Robert Reich
The Coffee Klatch with Robert Reich
America's growing zero-sum economy

America's growing zero-sum economy

It's also where you find many of the nation's ultra-rich


That Donald Trump is now hawking digital trading cards featuring images of himself as a superhero for $99 each tells you all you need to know about Trump and about NFTs.

The recent implosion of Samuel Bankman-Fried’s FTX crypto market offers another case in point. Months ago, FTX was huge. Now it’s a hole in the pockets of countless people who had put their money into it. (Until a few week ago, Bankman-Fried was one of the world’s richest people.)

Crypto as a whole is proving to be little more than a giant zero-sum game. Like NFTs, crypto’s current value depends on whether buyers believe future buyers will be even bigger suckers.

A large and growing sector of the U.S. economy produces nothing of value. Nada. Zilch. Every winner comes at the expense of a current or future loser. The only things this “zero-sum” sector produces are many of the nation’s ultra-wealthy. Money moves from one set of pockets into another — mostly upward, into the pockets of the ultra-wealthy.

Much of Wall Street is expanding this zero-sum economy. Derivatives, private equity, hedge funds, and funds of funds, are creating a few fabulously wealthy people who could vanish tomorrow and be barely missed for all the net value they produce.

Corporate law is another part. High-paid lawyers representing one corporation battle high-paid lawyers representing another. Huge sums of money are spent on these escapades. But there are no societal gains unless you equate one corporation’s victory over another with justice.

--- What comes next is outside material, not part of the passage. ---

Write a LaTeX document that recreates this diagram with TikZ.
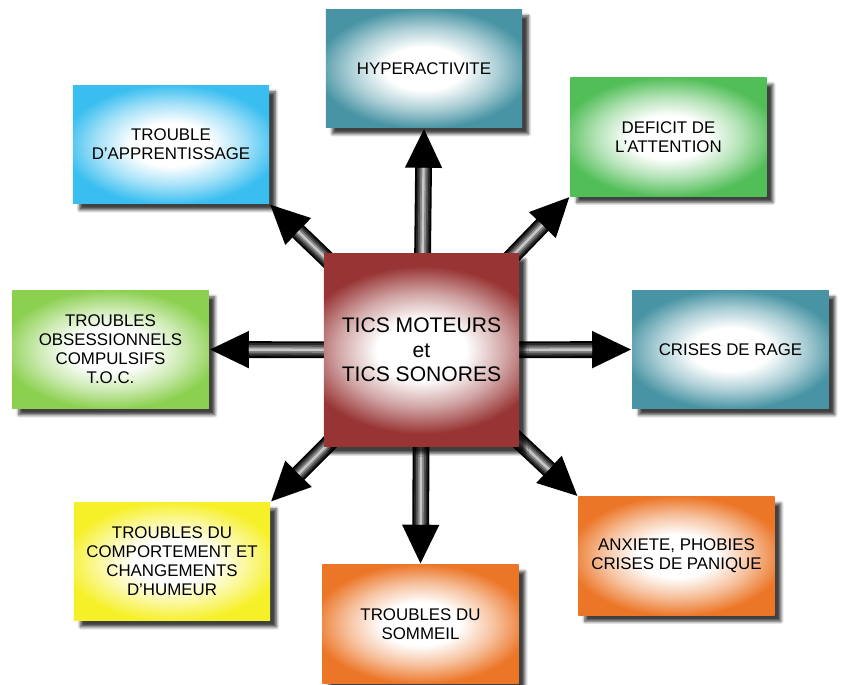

Management consulting? Advising corporations how to make more money by cutting payrolls, abandoning communities, busting unions, outsourcing abroad, and pushing more jobs into contract work doesn’t add value. Some economists dub these “efficiencies” but if the social costs inflicted on everyone else are included, it’s zero-sum.

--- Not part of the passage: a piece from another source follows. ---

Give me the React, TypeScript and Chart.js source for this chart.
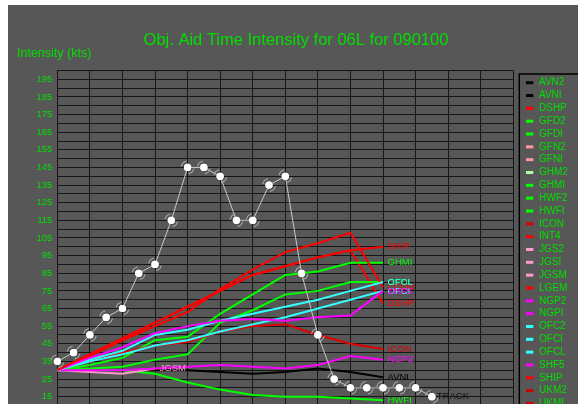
import React, { useEffect, useRef } from 'react';
import { Chart, registerables } from 'chart.js';

Chart.register(...registerables);

// Forecast hours for the objective aids (every 12 h) and the best track (every 6 h)
const modelHours = [0, 12, 24, 36, 48, 60, 72, 84, 96, 108, 120];
const trackHours = [0, 6, 12, 18, 24, 30, 36, 42, 48, 54, 60, 66, 72, 78, 84, 90, 96, 102, 108, 114, 120, 126, 132, 138];
const trackKts = [35, 40, 50, 60, 65, 85, 90, 115, 145, 145, 140, 115, 115, 135, 140, 85, 50, 25, 20, 20, 20, 20, 20, 15];

// Intensity forecasts (kts)
const avniKts = [30, 30, 30, 30, 30, 29, 28, 29, 31, 29, 26];
const dshpKts = [30, 39, 48, 57, 66, 75, 84, 89, 94, 98, 68];
const gfdiKts = [30, 31, 32, 36, 39, 57, 64, 73, 75, 80, 80];
const ghmiKts = [30, 33, 37, 47, 49, 62, 73, 84, 86, 91, 91];
const hwfiKts = [30, 30, 30, 28, 23, 19, 16, 15, 15, 14, 13];
const iconKts = [30, 35, 40, 44, 46, 52, 55, 56, 50, 45, 42];
const jgsmKts = [30, 29, 28, 31];
const lgemKts = [30, 38, 47, 55, 63, 76, 87, 97, 102, 108, 77];
const ngp2Kts = [30, 30, 30, 31, 32, 33, 32, 31, 33, 38, 36];
const ofciKts = [30, 35, 39, 44, 47, 52, 56, 60, 65, 70, 75];
const ofclKts = [30, 36, 41, 50, 53, 58, 62, 66, 70, 75, 80];
const shf5Kts = [30, 37, 43, 51, 55, 58, 59, 58, 60, 61, 75];
const shipKts = [30, 39, 48, 57, 66, 75, 84, 89, 94, 98, 100];

// Aid names, in legend order, and their colours
const aidNames = [
  'AVN2', 'AVNI', 'DSHP', 'GFD2', 'GFDI', 'GFN2', 'GFNI', 'GHM2', 'GHMI', 'HWF2', 'HWFI', 'ICON', 'INT4',
  'JGS2', 'JGSI', 'JGSM', 'LGEM', 'NGP2', 'NGPI', 'OFC2', 'OFCI', 'OFCL', 'SHF5', 'SHIP', 'UKM2', 'UKMI',
];
const aidColors = [
  '#000000', '#000000', '#ff0000', '#00ff00', '#00ff00', '#ff9999', '#ff9999', '#aaffaa', '#00ff00', '#00ff00',
  '#00ff00', '#e00000', '#ff0000', '#ff99cc', '#ff99cc', '#ff99cc', '#ff0000', '#ff00ff', '#ff00ff', '#33ffff',
  '#33ffff', '#33ffff', '#ff00ff', '#ff0000', '#cc0000', '#cc0000',
];
const aidValues: Record<string, number[]> = {
  AVNI: avniKts, DSHP: dshpKts, GFDI: gfdiKts, GHMI: ghmiKts, HWFI: hwfiKts, ICON: iconKts, JGSM: jgsmKts,
  LGEM: lgemKts, NGP2: ngp2Kts, OFCI: ofciKts, OFCL: ofclKts, SHF5: shf5Kts, SHIP: shipKts,
};

const titleText = 'Obj. Aid Time Intensity for 06L for 090100';
const yTitleText = 'Intensity (kts)';
const trackLabel = 'TRACK';

const PANEL = '#575757';
const TEXT_GREEN = '#00e000';
const GRID = '#161616';
const FONT = '"Liberation Sans", Arial, sans-serif';

const CANVAS_W = 570;
const CANVAS_H = 440;

const decorPlugin = {
  id: 'decor',
  beforeDraw(chart: any) {
    const { ctx } = chart;
    ctx.save();
    ctx.fillStyle = PANEL;
    ctx.fillRect(0, 0, chart.width, chart.height);
    ctx.fillStyle = TEXT_GREEN;
    ctx.textBaseline = 'alphabetic';
    ctx.textAlign = 'center';
    ctx.font = `16.5px ${FONT}`;
    ctx.fillText(titleText, 288, 40);
    ctx.textAlign = 'left';
    ctx.font = `12.5px ${FONT}`;
    ctx.fillText(yTitleText, 9, 52.3);
    ctx.restore();
  },
  afterDatasetsDraw(chart: any) {
    const { ctx } = chart;
    ctx.save();

    // hurricane symbol tails on the best-track points
    const trackMeta = chart.getDatasetMeta(0);
    ctx.strokeStyle = '#b4b4b4';
    ctx.lineWidth = 1;
    trackMeta.data.forEach((pt: any) => {
      ctx.beginPath();
      ctx.arc(pt.x, pt.y, 6.5, Math.PI * 1.05, Math.PI * 1.45);
      ctx.stroke();
      ctx.beginPath();
      ctx.arc(pt.x, pt.y, 6.5, Math.PI * 0.05, Math.PI * 0.45);
      ctx.stroke();
    });
    // redraw the white dots above the tails
    ctx.fillStyle = '#ffffff';
    trackMeta.data.forEach((pt: any) => {
      ctx.beginPath();
      ctx.arc(pt.x, pt.y, 3.6, 0, Math.PI * 2);
      ctx.fill();
    });

    // end-of-forecast labels
    ctx.font = `9.5px ${FONT}`;
    ctx.textAlign = 'left';
    ctx.textBaseline = 'middle';
    chart.data.datasets.forEach((ds: any, i: number) => {
      if (i === 0 || !ds.data.length) return;
      const meta = chart.getDatasetMeta(i);
      const last = meta.data[meta.data.length - 1];
      ctx.fillStyle = ds.borderColor;
      ctx.fillText(ds.label, last.x + 4.5, last.y);
    });
    const lastTrack = trackMeta.data[trackMeta.data.length - 1];
    ctx.fillStyle = '#101010';
    ctx.fillText(trackLabel, lastTrack.x + 5, lastTrack.y);

    // legend box
    const lx = 511.3;
    const ly = 69;
    ctx.strokeStyle = '#000000';
    ctx.lineWidth = 1.5;
    ctx.strokeRect(lx, ly, 90, 400);
    ctx.font = `10px ${FONT}`;
    aidNames.forEach((name, i) => {
      const y = 77.7 + i * 12.83;
      ctx.fillStyle = aidColors[i];
      ctx.fillRect(lx + 6.7, y - 1.5, 7.3, 3);
      ctx.fillStyle = TEXT_GREEN;
      ctx.fillText(name, lx + 19.7, y);
    });
    ctx.restore();
  },
};

export default function App() {
  const canvasRef = useRef<HTMLCanvasElement | null>(null);

  useEffect(() => {
    document.documentElement.style.overflow = 'hidden';
    document.body.style.overflow = 'hidden';
    const canvas = canvasRef.current;
    if (!canvas) return;

    const trackDataset = {
      label: trackLabel,
      data: trackHours.map((h, i) => ({ x: h, y: trackKts[i] })),
      borderColor: '#c8c8c8',
      borderWidth: 1,
      pointRadius: 3.6,
      pointBackgroundColor: '#ffffff',
      pointBorderColor: '#ffffff',
      pointBorderWidth: 0,
      order: 0,
    };

    const aidDatasets = aidNames.map((name, idx) => {
      const kts = aidValues[name] || [];
      return {
        label: name,
        data: kts.map((v, i) => ({ x: modelHours[i], y: v })),
        borderColor: aidColors[idx],
        backgroundColor: aidColors[idx],
        borderWidth: 2,
        pointRadius: 0,
        tension: 0,
        order: 100 - idx,
      };
    });

    const chart = new Chart(canvas, {
      type: 'line',
      data: { datasets: [trackDataset, ...aidDatasets] as any },
      options: {
        animation: false,
        responsive: false,
        events: [],
        layout: { padding: { left: 0, top: 65.5, right: CANVAS_W - 505.3, bottom: 0 } },
        plugins: {
          legend: { display: false },
          title: { display: false },
          tooltip: { enabled: false },
        },
        scales: {
          x: {
            type: 'linear',
            min: 0,
            max: 168,
            ticks: { display: false, stepSize: 12 },
            grid: { color: GRID, lineWidth: 1, drawTicks: false },
            border: { color: GRID },
            afterFit(scale: any) {
              scale.height = CANVAS_H - 418.1 - 65.5 + 65.5;
            },
          },
          y: {
            type: 'linear',
            min: 0,
            max: 200,
            ticks: {
              stepSize: 5,
              autoSkip: false,
              padding: 5,
              color: TEXT_GREEN,
              font: { family: FONT, size: 9.5 },
              callback: (v: any) => (Number(v) % 10 === 5 ? String(v) : ''),
            },
            grid: { color: GRID, lineWidth: 1, drawTicks: false },
            border: { color: GRID },
            afterFit(scale: any) {
              scale.width = 49.3;
            },
          },
        },
      },
      plugins: [decorPlugin],
    });

    return () => chart.destroy();
  }, []);

  return (
    <div style={{ position: 'fixed', left: 8, top: 5, width: CANVAS_W, height: CANVAS_H, background: PANEL }}>
      <canvas ref={canvasRef} width={CANVAS_W} height={CANVAS_H} style={{ width: CANVAS_W, height: CANVAS_H, display: 'block' }} />
    </div>
  );
}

Public relations? How much value is created by convincing the public that a particular corporation or wealthy individual is nicer or worthier than we otherwise believe?

Then there’s the so-called “wealth management” industry — advising rich people where to park their money and how to avoid paying taxes. More zero-sum games.

In reality, the vast and growing zero-sum economy costs us dearly. It uses the time and energies of some of the nation’s best-educated people. They do it because zero-sum work pays so much compared to, say, teaching or social work or healthcare or journalism or art or science or many other things that improve peoples’ lives.

You might think a rational society would heavily tax zero-sum work while subsidizing work that generate lots of social good.

But you’d be wrong because the political power of the zero-sum economy generates an even bigger zero-sum game.

At this moment, for example, lobbyists for big corporations and private equity are pushing Congress for a retroactive tax break that would repeal limits on how much corporations can deduct in interest payments on their debts. (The limits went into effect this year as part of the compromise that gave us Trump’s big 2017 giveaway to the rich.) If the lobbyists get their way, the revenue loss could be about $20 billion per year, or around $200 billion over 10 years.

A big portion of that windfall will wind up in the pockets of private equity mavens who take over companies using piles of debt they then deduct from the companies’ income in order to minimize tax payments. These individuals already get special treatment in the tax code because they’re allowed to treat their incomes as capital gains subject to a lower tax.

I just got off the phone with a staffer for the House Ways and Means Committee who told me she thought it likely that this tax break will be attached to the omnibus funding bill now working its way through the last days of this Congress. She admitted there was “no justification” for it but sighed “that’s how the game is played.”

And who do you suppose pays more in taxes to make up for what these corpulent felines don’t pay? The rest of us.